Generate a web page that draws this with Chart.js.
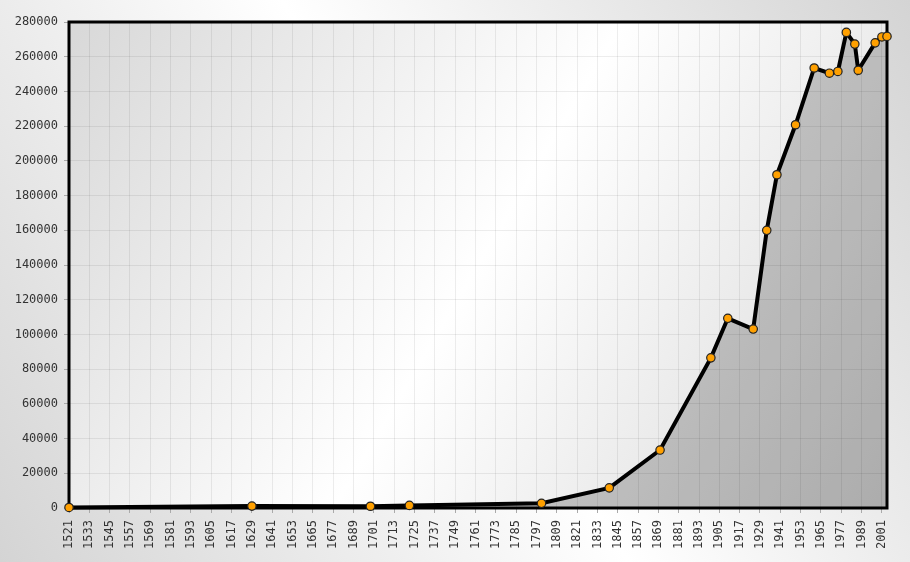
<!DOCTYPE html>
<html>
<head>
<meta charset="utf-8">
<script src="https://cdn.jsdelivr.net/npm/chart.js@4/dist/chart.umd.min.js"></script>
<style>
  html, body { margin: 0; padding: 0; background: #fff; }
  #wrap { width: 910px; height: 562px; }
</style>
</head>
<body>
<div id="wrap"><canvas id="popChart" width="910" height="562"></canvas></div>
<script>
// Population over time
const years = [1521, 1629, 1699, 1722, 1800, 1840, 1870, 1900, 1910, 1925, 1933, 1939,
    1950, 1961, 1970, 1975, 1980, 1985, 1987, 1997, 2001, 2004];
const population = [300, 1100, 1000, 1500, 2700, 11600, 33400, 86500, 109300, 103100, 160000, 192000,
    220800, 253500, 250500, 251500, 274000, 267300, 252200, 268000, 271400, 271700];

// Axis ticks
const tickYears = [1521, 1533, 1545, 1557, 1569, 1581, 1593, 1605, 1617, 1629, 1641, 1653,
    1665, 1677, 1689, 1701, 1713, 1725, 1737, 1749, 1761, 1773, 1785, 1797, 1809, 1821,
    1833, 1845, 1857, 1869, 1881, 1893, 1905, 1917, 1929, 1941, 1953, 1965, 1977, 1989, 2001];
const yTicks = [0, 20000, 40000, 60000, 80000, 100000, 120000, 140000, 160000, 180000,
    200000, 220000, 240000, 260000, 280000];

// Background gradients: page and plot area
const backgroundPlugin = {
    id: 'backgrounds',
    beforeDraw(chart) {
        const ctx = chart.ctx;
        const w = chart.width, h = chart.height;
        const a = chart.chartArea;
        ctx.save();
        let g = ctx.createLinearGradient(w, 0, 0, h);
        g.addColorStop(0, '#d4d4d4');
        g.addColorStop(0.5, '#ffffff');
        g.addColorStop(1, '#d4d4d4');
        ctx.fillStyle = g;
        ctx.fillRect(0, 0, w, h);

        g = ctx.createLinearGradient(a.left, a.top, a.right, a.bottom);
        g.addColorStop(0, '#d8d8d8');
        g.addColorStop(0.5, '#ffffff');
        g.addColorStop(1, '#d8d8d8');
        ctx.fillStyle = g;
        ctx.fillRect(a.left, a.top, a.right - a.left, a.bottom - a.top);
        ctx.restore();
    },
    beforeDatasetsDraw(chart) {
        // black frame round the plot
        const ctx = chart.ctx;
        const a = chart.chartArea;
        ctx.save();
        ctx.strokeStyle = '#000';
        ctx.lineWidth = 3;
        ctx.strokeRect(a.left, a.top, a.right - a.left, a.bottom - a.top);
        ctx.restore();
    }
};

const tickFont = { family: 'DejaVu Sans Mono', size: 12 };

new Chart(document.getElementById('popChart'), {
    type: 'line',
    data: {
        datasets: [{
            data: years.map((y, i) => ({ x: y, y: population[i] })),
            borderColor: '#000',
            borderWidth: 4,
            backgroundColor: 'rgba(0, 0, 0, 0.2)',
            fill: 'origin',
            tension: 0,
            pointRadius: 4.2,
            pointHoverRadius: 4.2,
            pointBackgroundColor: '#ffa000',
            pointBorderColor: '#222',
            pointBorderWidth: 1.2,
            clip: false
        }]
    },
    options: {
        responsive: false,
        animation: false,
        devicePixelRatio: 1,
        layout: { padding: { left: 0, top: 22, right: 23, bottom: 0 } },
        plugins: {
            legend: { display: false },
            tooltip: { enabled: false }
        },
        scales: {
            x: {
                type: 'linear',
                min: 1521,
                max: 2004,
                afterBuildTicks: scale => { scale.ticks = tickYears.map(v => ({ value: v })); },
                afterFit: scale => { scale.height = 54; },
                ticks: {
                    autoSkip: false,
                    minRotation: 90,
                    maxRotation: 90,
                    padding: 7,
                    color: '#333',
                    font: tickFont,
                    callback: v => String(v)
                },
                grid: { color: 'rgba(0, 0, 0, 0.07)', tickColor: '#aaa', tickLength: 5 },
                border: { display: false }
            },
            y: {
                min: 0,
                max: 280000,
                afterBuildTicks: scale => { scale.ticks = yTicks.map(v => ({ value: v })); },
                afterFit: scale => { scale.width = 69; },
                ticks: {
                    padding: 6,
                    color: '#333',
                    font: tickFont,
                    callback: v => String(v)
                },
                grid: { color: 'rgba(0, 0, 0, 0.07)', tickColor: '#aaa', tickLength: 5 },
                border: { display: false }
            }
        }
    },
    plugins: [backgroundPlugin]
});
</script>
</body>
</html>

• **Written request**
Transcribe the opening line of the listing above, please, and every line after it through the line with "200000, 220000, 240000, 260000, 280000];", word for word, without pictures.

• **Output of the exercise**
Generate a web page that draws this with Chart.js.
<!DOCTYPE html>
<html>
<head>
<meta charset="utf-8">
<script src="https://cdn.jsdelivr.net/npm/chart.js@4/dist/chart.umd.min.js"></script>
<style>
  html, body { margin: 0; padding: 0; background: #fff; }
  #wrap { width: 910px; height: 562px; }
</style>
</head>
<body>
<div id="wrap"><canvas id="popChart" width="910" height="562"></canvas></div>
<script>
// Population over time
const years = [1521, 1629, 1699, 1722, 1800, 1840, 1870, 1900, 1910, 1925, 1933, 1939,
    1950, 1961, 1970, 1975, 1980, 1985, 1987, 1997, 2001, 2004];
const population = [300, 1100, 1000, 1500, 2700, 11600, 33400, 86500, 109300, 103100, 160000, 192000,
    220800, 253500, 250500, 251500, 274000, 267300, 252200, 268000, 271400, 271700];

// Axis ticks
const tickYears = [1521, 1533, 1545, 1557, 1569, 1581, 1593, 1605, 1617, 1629, 1641, 1653,
    1665, 1677, 1689, 1701, 1713, 1725, 1737, 1749, 1761, 1773, 1785, 1797, 1809, 1821,
    1833, 1845, 1857, 1869, 1881, 1893, 1905, 1917, 1929, 1941, 1953, 1965, 1977, 1989, 2001];
const yTicks = [0, 20000, 40000, 60000, 80000, 100000, 120000, 140000, 160000, 180000,
    200000, 220000, 240000, 260000, 280000];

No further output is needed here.